→ **GOAL**: Begin with the first line of the material and copy each line word for word through the line that contains "13.81, 15.51, 16.41];"; the pictures are left out.

→ **COLLECTED MATERIAL**:
-- START --
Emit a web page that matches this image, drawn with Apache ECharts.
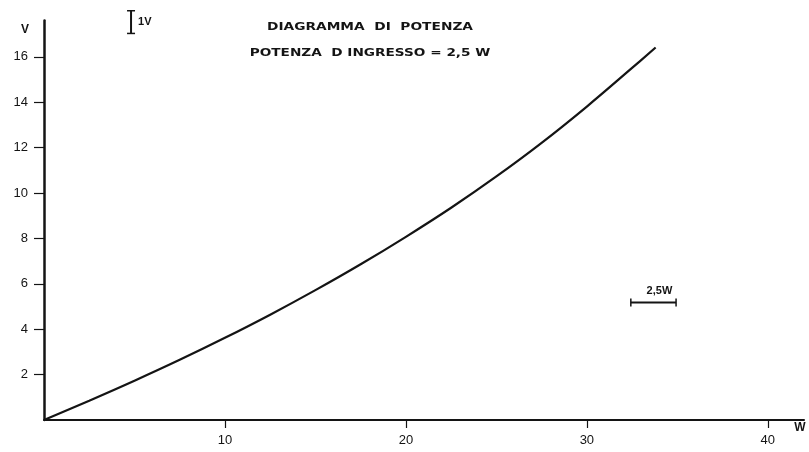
<!DOCTYPE html>
<html>
<head>
<meta charset="utf-8">
<title>Diagramma di potenza</title>
<script src="https://cdn.jsdelivr.net/npm/echarts@6/dist/echarts.min.js"></script>
<style>
  html, body { margin: 0; padding: 0; background: #fff; }
  #chart { width: 809px; height: 452px; }
</style>
</head>
<body>
<div id="chart"></div>
<script>
// Output power (W) against output voltage (V)
const powerW   = [0, 2.5, 5, 7.5, 10, 12.5, 15, 17.5, 20, 22.5, 25, 27.5, 30, 32.5, 33.8];
const voltageV = [0, 0.85, 1.73, 2.65, 3.62, 4.64, 5.72, 6.86, 8.07, 9.35, 10.73, 12.21, 13.81, 15.51, 16.41];

const xTickLabels = [10, 20, 30, 40];
const yTickLabels = [2, 4, 6, 8, 10, 12, 14, 16];

const titleLines = ['DIAGRAMMA  DI  POTENZA', 'POTENZA  D INGRESSO = 2,5 W'];

// Scale bars: start point (W, V), extent along each axis, caption
const scaleBarStartW = [4.81, 32.43];
const scaleBarStartV = [17.03, 5.18];
const scaleBarSpanW  = [0, 2.5];
const scaleBarSpanV  = [1, 0];
const scaleBarText   = ['1V', '2,5W'];

const INK = '#141414';
const FONT = '"Liberation Sans", Arial, sans-serif';
const TITLE_FONT = 'bold 11px "DejaVu Sans", sans-serif';

const chart = echarts.init(document.getElementById('chart'), null, { renderer: 'canvas' });

const curve = powerW.map((w, i) => [w, voltageV[i]]);
const bars = scaleBarStartW.map((w, i) => [w, scaleBarStartV[i], scaleBarSpanW[i], scaleBarSpanV[i]]);

function renderScaleBar(params, api) {
  const w = api.value(0), v = api.value(1), dw = api.value(2), dv = api.value(3);
  const p0 = api.coord([w, v]);
  const p1 = api.coord([w + dw, v + dv]);
  const vertical = dw === 0;
  const cap = 4;
  const children = [
    { type: 'line', shape: { x1: p0[0], y1: p0[1], x2: p1[0], y2: p1[1] },
      style: { stroke: INK, lineWidth: 2 } }
  ];
  [p0, p1].forEach(p => {
    children.push({
      type: 'line',
      shape: vertical
        ? { x1: p[0] - cap, y1: p[1], x2: p[0] + cap, y2: p[1] }
        : { x1: p[0], y1: p[1] - cap, x2: p[0], y2: p[1] + cap },
      style: { stroke: INK, lineWidth: 1.5 }
    });
  });
  const text = scaleBarText[params.dataIndex];
  children.push({
    type: 'text',
    style: vertical
      ? { text, x: p0[0] + 7, y: (p0[1] + p1[1]) / 2, align: 'left', verticalAlign: 'middle',
          fill: INK, font: 'bold 11px ' + FONT }
      : { text, x: (p0[0] + p1[0]) / 2 + 6, y: p0[1] - 6, align: 'center', verticalAlign: 'bottom',
          fill: INK, font: 'bold 11px ' + FONT }
  });
  return { type: 'group', children };
}

const option = {
  backgroundColor: '#fff',
  animation: false,
  grid: { left: 44, right: 5, top: 20.5, bottom: 32, containLabel: false },
  xAxis: {
    type: 'value',
    min: 0, max: 42, interval: 10,
    splitLine: { show: false },
    axisLine: { show: true, onZero: false, lineStyle: { color: INK, width: 2 } },
    axisTick: { show: true, customValues: xTickLabels, length: 8, inside: false,
                lineStyle: { color: INK, width: 1.2 } },
    axisLabel: { customValues: xTickLabels, margin: 14, color: INK, fontSize: 13, fontFamily: FONT }
  },
  yAxis: {
    type: 'value',
    min: 0, max: 17.6, interval: 2,
    splitLine: { show: false },
    axisLine: { show: true, onZero: false, lineStyle: { color: INK, width: 2.5 } },
    axisTick: { show: true, customValues: yTickLabels, length: 10, inside: false,
                lineStyle: { color: INK, width: 1.2 } },
    axisLabel: { customValues: yTickLabels, margin: 16, color: INK, fontSize: 13, fontFamily: FONT }
  },
  graphic: [
    { type: 'text', x: 370, y: 27, scaleX: 1.25,
      style: { text: titleLines[0], align: 'center', verticalAlign: 'middle', fill: INK, font: TITLE_FONT } },
    { type: 'text', x: 370, y: 53, scaleX: 1.24,
      style: { text: titleLines[1], align: 'center', verticalAlign: 'middle', fill: INK, font: TITLE_FONT } },
    { type: 'text', x: 25, y: 30,
      style: { text: 'V', align: 'center', verticalAlign: 'middle', fill: INK, font: 'bold 12px ' + FONT } },
    { type: 'text', x: 800, y: 428,
      style: { text: 'W', align: 'center', verticalAlign: 'middle', fill: INK, font: 'bold 12px ' + FONT } }
  ],
  series: [
    {
      type: 'line',
      data: curve,
      smooth: 0.4,
      showSymbol: false,
      lineStyle: { color: INK, width: 2.2 },
      clip: false
    },
    {
      type: 'custom',
      data: bars,
      renderItem: renderScaleBar,
      clip: false,
      silent: true
    }
  ]
};

chart.setOption(option);
</script>
</body>
</html>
-- END --
→ **REPLY TO THE EXERCISE**:
Emit a web page that matches this image, drawn with Apache ECharts.
<!DOCTYPE html>
<html>
<head>
<meta charset="utf-8">
<title>Diagramma di potenza</title>
<script src="https://cdn.jsdelivr.net/npm/echarts@6/dist/echarts.min.js"></script>
<style>
  html, body { margin: 0; padding: 0; background: #fff; }
  #chart { width: 809px; height: 452px; }
</style>
</head>
<body>
<div id="chart"></div>
<script>
// Output power (W) against output voltage (V)
const powerW   = [0, 2.5, 5, 7.5, 10, 12.5, 15, 17.5, 20, 22.5, 25, 27.5, 30, 32.5, 33.8];
const voltageV = [0, 0.85, 1.73, 2.65, 3.62, 4.64, 5.72, 6.86, 8.07, 9.35, 10.73, 12.21, 13.81, 15.51, 16.41];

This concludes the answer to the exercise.